British government secrets revealed after 30 years

One of the great rituals of British life – at least for us history junkies – is the annual unsealing of official records. Most British government deliberations are locked away for 30 years under rules of official secrecy. On the last working day of each year the records of 30 years ago are released for the first time by the National Archives.

This year's released papers are particularly relevant.

Last summer, as the country got to grips with government imposed austerity cuts, riots tore across some of England's largest cities. Thirty years ago, as the country languished in recession brought about by sudden cuts to government expenditure, riots tore across some of England's largest cities.

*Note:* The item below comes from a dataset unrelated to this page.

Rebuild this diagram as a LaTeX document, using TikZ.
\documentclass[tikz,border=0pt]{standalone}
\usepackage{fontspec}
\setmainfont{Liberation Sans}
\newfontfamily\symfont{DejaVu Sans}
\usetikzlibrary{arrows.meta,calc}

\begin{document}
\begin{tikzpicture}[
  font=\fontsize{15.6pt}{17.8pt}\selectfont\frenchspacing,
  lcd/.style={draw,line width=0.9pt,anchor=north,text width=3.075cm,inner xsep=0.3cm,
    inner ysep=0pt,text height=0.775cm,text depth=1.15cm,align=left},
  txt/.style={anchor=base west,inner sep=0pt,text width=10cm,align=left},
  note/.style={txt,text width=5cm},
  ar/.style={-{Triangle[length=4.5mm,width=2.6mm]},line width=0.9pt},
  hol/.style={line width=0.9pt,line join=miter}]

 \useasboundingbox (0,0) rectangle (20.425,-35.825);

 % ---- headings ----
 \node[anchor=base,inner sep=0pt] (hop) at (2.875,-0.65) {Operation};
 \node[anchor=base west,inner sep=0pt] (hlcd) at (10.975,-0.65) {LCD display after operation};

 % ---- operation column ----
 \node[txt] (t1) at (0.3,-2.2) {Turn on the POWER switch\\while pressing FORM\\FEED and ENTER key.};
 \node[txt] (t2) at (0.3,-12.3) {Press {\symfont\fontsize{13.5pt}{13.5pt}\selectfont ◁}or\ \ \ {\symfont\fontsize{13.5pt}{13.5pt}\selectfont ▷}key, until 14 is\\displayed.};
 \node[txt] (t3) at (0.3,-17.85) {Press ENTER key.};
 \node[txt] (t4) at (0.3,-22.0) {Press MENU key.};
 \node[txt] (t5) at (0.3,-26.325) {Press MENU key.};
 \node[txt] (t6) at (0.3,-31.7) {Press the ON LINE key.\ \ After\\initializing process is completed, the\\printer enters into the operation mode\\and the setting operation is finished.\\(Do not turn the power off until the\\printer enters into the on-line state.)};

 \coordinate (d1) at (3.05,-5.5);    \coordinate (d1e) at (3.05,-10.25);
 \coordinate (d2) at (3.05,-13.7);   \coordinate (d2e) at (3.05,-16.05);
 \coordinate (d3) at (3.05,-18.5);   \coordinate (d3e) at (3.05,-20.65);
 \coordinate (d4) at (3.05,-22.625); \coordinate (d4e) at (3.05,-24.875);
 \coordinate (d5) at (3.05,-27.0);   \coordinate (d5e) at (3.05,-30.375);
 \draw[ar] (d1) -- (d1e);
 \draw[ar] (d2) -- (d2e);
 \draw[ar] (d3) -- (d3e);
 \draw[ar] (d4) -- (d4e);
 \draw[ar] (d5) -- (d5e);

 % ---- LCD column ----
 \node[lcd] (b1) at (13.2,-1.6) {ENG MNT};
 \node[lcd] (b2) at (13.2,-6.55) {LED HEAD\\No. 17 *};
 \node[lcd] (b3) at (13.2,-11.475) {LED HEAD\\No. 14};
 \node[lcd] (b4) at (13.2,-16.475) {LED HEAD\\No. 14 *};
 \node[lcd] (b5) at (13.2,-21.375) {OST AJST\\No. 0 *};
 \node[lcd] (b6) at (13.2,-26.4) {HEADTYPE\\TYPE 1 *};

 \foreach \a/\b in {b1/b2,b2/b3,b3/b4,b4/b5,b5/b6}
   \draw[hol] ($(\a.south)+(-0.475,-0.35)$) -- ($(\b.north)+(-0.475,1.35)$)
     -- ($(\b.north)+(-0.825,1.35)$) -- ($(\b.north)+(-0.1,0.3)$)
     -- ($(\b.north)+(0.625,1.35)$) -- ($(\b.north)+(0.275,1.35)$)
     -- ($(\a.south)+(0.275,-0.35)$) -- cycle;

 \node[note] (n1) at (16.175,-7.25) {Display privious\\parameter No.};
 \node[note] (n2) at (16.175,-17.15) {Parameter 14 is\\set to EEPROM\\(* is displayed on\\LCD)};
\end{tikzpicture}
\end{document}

The worst of the 1981 riots took place in Liverpool. Cabinet papers released today show that then Prime Minister Margaret Thatcher, was being given contradictory advice about what to do in Liverpool. Her chancellor of the exchequer, Geoffrey Howe, worried about how to spend limited government resources told her to abandon the city to "managed decline." Her environment minister, Michael Heseltine argued for greater resources. He was shocked by the poverty and alienation he found in the inner city.

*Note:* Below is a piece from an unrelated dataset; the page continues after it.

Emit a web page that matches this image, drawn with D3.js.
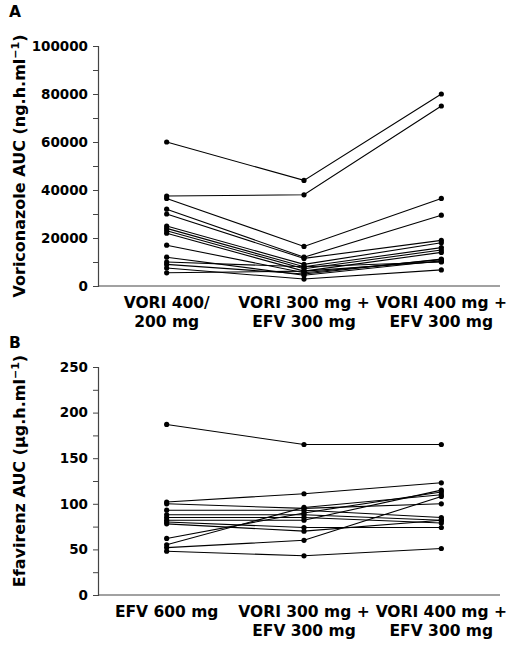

In the end, Liverpool wasn't completely abandoned. It was regenerated via cultural investment in new museums and other arts infrastructure and by funding for Liverpool university. But that didn't really get into full swing until the Labour government of Tony Blair took office in 1997.

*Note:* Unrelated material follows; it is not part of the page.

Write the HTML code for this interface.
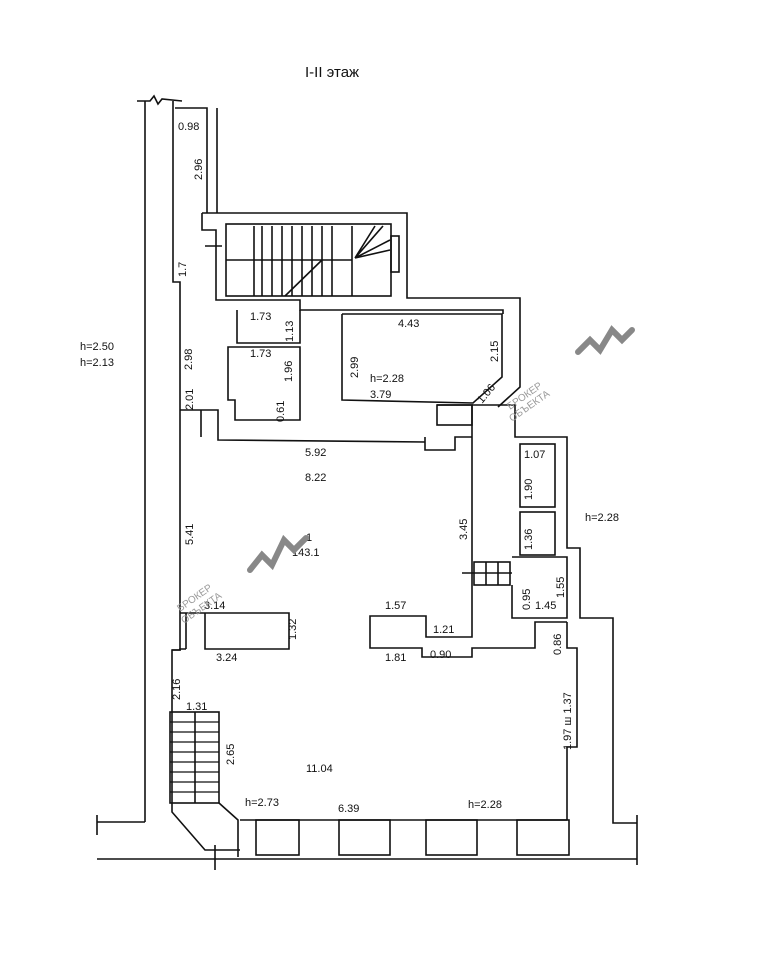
<!DOCTYPE html>
<html><head><meta charset="utf-8"><style>
html,body{margin:0;padding:0;background:#fff}
svg{display:block}
text{font-family:"Liberation Sans",sans-serif;font-size:11px;fill:#111}
</style></head><body>
<svg width="774" height="960" viewBox="0 0 774 960" xmlns="http://www.w3.org/2000/svg">
<rect width="774" height="960" fill="#fff"/>
<g fill="none" stroke="#111" stroke-width="1.6">
<polyline points="137,101 150,101 154,96 158,104 162,99 182,101"/>
<line x1="145" y1="101" x2="145" y2="822"/>
<polyline points="97,822 145,822"/>
<line x1="97" y1="815" x2="97" y2="835"/>
<polyline points="173,101 173,282 180,282 180,650 172,650 172,812 205,850 240,850"/>
<polyline points="175,108 207,108 207,213"/>
<polyline points="217,108 217,213"/>
<polyline points="202,213 407,213 407,298 520,298 520,387 498,407"/>
<polyline points="202,213 202,230 216,230 216,300 300,300 300,310 503,310 503,314"/>
<rect x="226" y="224" width="165" height="72"/>
<line x1="226" y1="260" x2="352" y2="260"/>
<line x1="254" y1="226" x2="254" y2="296"/>
<line x1="262" y1="226" x2="262" y2="296"/>
<line x1="272" y1="226" x2="272" y2="296"/>
<line x1="282" y1="226" x2="282" y2="296"/>
<line x1="292" y1="226" x2="292" y2="296"/>
<line x1="302" y1="226" x2="302" y2="296"/>
<line x1="312" y1="226" x2="312" y2="296"/>
<line x1="322" y1="226" x2="322" y2="296"/>
<line x1="332" y1="226" x2="332" y2="296"/>
<line x1="352" y1="226" x2="352" y2="296"/>
<polyline points="285,296 322,260"/>
<path d="M355,258 L390,240 M355,258 L383,226 M355,258 L375,226 M355,258 L390,250"/>
<rect x="391" y="236" width="8" height="36"/>
<polyline points="237,310 237,343 300,343 300,310"/>
<polyline points="237,347 300,347 300,420 235,420 235,400 228,400 228,347 237,347"/>
<line x1="205" y1="246" x2="222" y2="246"/>
<polyline points="342,314 502,314 502,377 473,403 342,400 342,314"/>
<polyline points="180,410 218,410 218,440 425,442"/>
<line x1="201" y1="410" x2="201" y2="437"/>
<polyline points="425,437 425,450 455,450 455,437 472,437"/>
<polyline points="437,405 472,405 472,637 426,637 426,616 370,616 370,648 422,648 422,657 472,657 472,648 535,648 535,622 567,622"/>
<rect x="437" y="405" width="35" height="20"/>
<polyline points="472,405 515,405 515,437 567,437 567,548 580,548 580,618 613,618 613,823 637,823"/>
<line x1="637" y1="815" x2="637" y2="865"/>
<rect x="520" y="444" width="35" height="63"/>
<rect x="520" y="512" width="35" height="43"/>
<polyline points="512,557 567,557 567,618 512,618 512,585"/>
<rect x="474" y="562" width="36" height="23"/>
<line x1="486" y1="562" x2="486" y2="585"/><line x1="498" y1="562" x2="498" y2="585"/>
<line x1="462" y1="573" x2="512" y2="573"/>
<polyline points="180,613 289,613 289,649 205,649 205,613"/>
<line x1="186" y1="613" x2="186" y2="649"/>
<polyline points="172,650 180,650 180,649 186,649"/>
<polyline points="567,622 567,648 577,648 577,747 567,747 567,820"/>
<line x1="240" y1="820" x2="567" y2="820"/>
<rect x="170" y="712" width="49" height="91"/>
<line x1="195" y1="712" x2="195" y2="803"/>
<g stroke-width="1.2">
<line x1="170" y1="722" x2="219" y2="722"/><line x1="170" y1="732" x2="219" y2="732"/>
<line x1="170" y1="742" x2="219" y2="742"/><line x1="170" y1="752" x2="219" y2="752"/>
<line x1="170" y1="762" x2="219" y2="762"/><line x1="170" y1="772" x2="219" y2="772"/>
<line x1="170" y1="782" x2="219" y2="782"/><line x1="170" y1="792" x2="219" y2="792"/>
</g>
<polyline points="219,803 238,820 238,857"/>
<rect x="256" y="820" width="43" height="35"/>
<rect x="339" y="820" width="51" height="35"/>
<rect x="426" y="820" width="51" height="35"/>
<rect x="517" y="820" width="52" height="35"/>
<line x1="97" y1="859" x2="637" y2="859"/>
<line x1="215" y1="845" x2="215" y2="870"/>
</g>
<text x="305" y="77" style="font-size:15px">I-II этаж</text>
<text x="178" y="130">0.98</text>
<text x="80" y="350">h=2.50</text>
<text x="80" y="366">h=2.13</text>
<text x="250" y="320">1.73</text>
<text x="250" y="357">1.73</text>
<text x="398" y="327">4.43</text>
<text x="370" y="382">h=2.28</text>
<text x="370" y="398">3.79</text>
<text x="305" y="456">5.92</text>
<text x="305" y="481">8.22</text>
<text x="306" y="541">1</text>
<text x="292" y="556">143.1</text>
<text x="524" y="458">1.07</text>
<text x="585" y="521">h=2.28</text>
<text x="535" y="609">1.45</text>
<text x="204" y="609">3.14</text>
<text x="216" y="661">3.24</text>
<text x="385" y="609">1.57</text>
<text x="433" y="633">1.21</text>
<text x="385" y="661">1.81</text>
<text x="430" y="658">0.90</text>
<text x="186" y="710">1.31</text>
<text x="306" y="772">11.04</text>
<text x="245" y="806">h=2.73</text>
<text x="338" y="812">6.39</text>
<text x="468" y="808">h=2.28</text>
<g font-size="10">
<text transform="translate(202,180) rotate(-90)">2.96</text>
<text transform="translate(186,277) rotate(-90)">1.7</text>
<text transform="translate(192,370) rotate(-90)">2.98</text>
<text transform="translate(193,410) rotate(-90)">2.01</text>
<text transform="translate(293,342) rotate(-90)">1.13</text>
<text transform="translate(292,382) rotate(-90)">1.96</text>
<text transform="translate(284,422) rotate(-90)">0.61</text>
<text transform="translate(358,378) rotate(-90)">2.99</text>
<text transform="translate(498,362) rotate(-90)">2.15</text>
<text transform="translate(482,404) rotate(-50)">1.06</text>
<text transform="translate(467,540) rotate(-90)">3.45</text>
<text transform="translate(193,545) rotate(-90)">5.41</text>
<text transform="translate(532,500) rotate(-90)">1.90</text>
<text transform="translate(532,550) rotate(-90)">1.36</text>
<text transform="translate(530,610) rotate(-90)">0.95</text>
<text transform="translate(564,598) rotate(-90)">1.55</text>
<text transform="translate(561,655) rotate(-90)">0.86</text>
<text transform="translate(296,640) rotate(-90)">1.32</text>
<text transform="translate(180,700) rotate(-90)">2.16</text>
<text transform="translate(234,765) rotate(-90)">2.65</text>
<text transform="translate(571,750) rotate(-90)">1.97 ш 1.37</text>
</g>
<g stroke="#888" stroke-width="6" fill="none" stroke-linecap="round">
<polyline points="578,352 590,340 600,350 612,330 622,340 632,330"/>
<polyline points="250,570 262,555 272,565 284,540 294,550 306,538"/>
</g>
<text transform="translate(510,410) rotate(-35)" style="fill:#999;font-size:10px">БРОКЕР</text>
<text transform="translate(512,422) rotate(-35)" style="fill:#999;font-size:10px">ОБЪЕКТА</text>
<text transform="translate(180,612) rotate(-35)" style="fill:#999;font-size:10px">БРОКЕР</text>
<text transform="translate(184,624) rotate(-35)" style="fill:#999;font-size:10px">ОБЪЕКТА</text>
</svg>
</body></html>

The other key paper released has to do with the IRA. Thirty years ago Bobby Sands and others went on hunger strike in the Maze prison. Their demand was that they be treated as political prisoners. A single copy of notes of a cabinet discussion shows the government aware of "increasingly disturbing signs of an erosion of international confidence in British policy."

The Guardian's report is excellent and contains this summary of Thatcher winding up the conversation, "further thought would need to be given to all possible courses of action in regard to Northern Ireland, however difficult or unpalatable".

Practical rather than implacable is not how we always think of the Iron Lady. This is the kind of real history missing from the new film about Mrs. T starring Meryl Streep, by the way.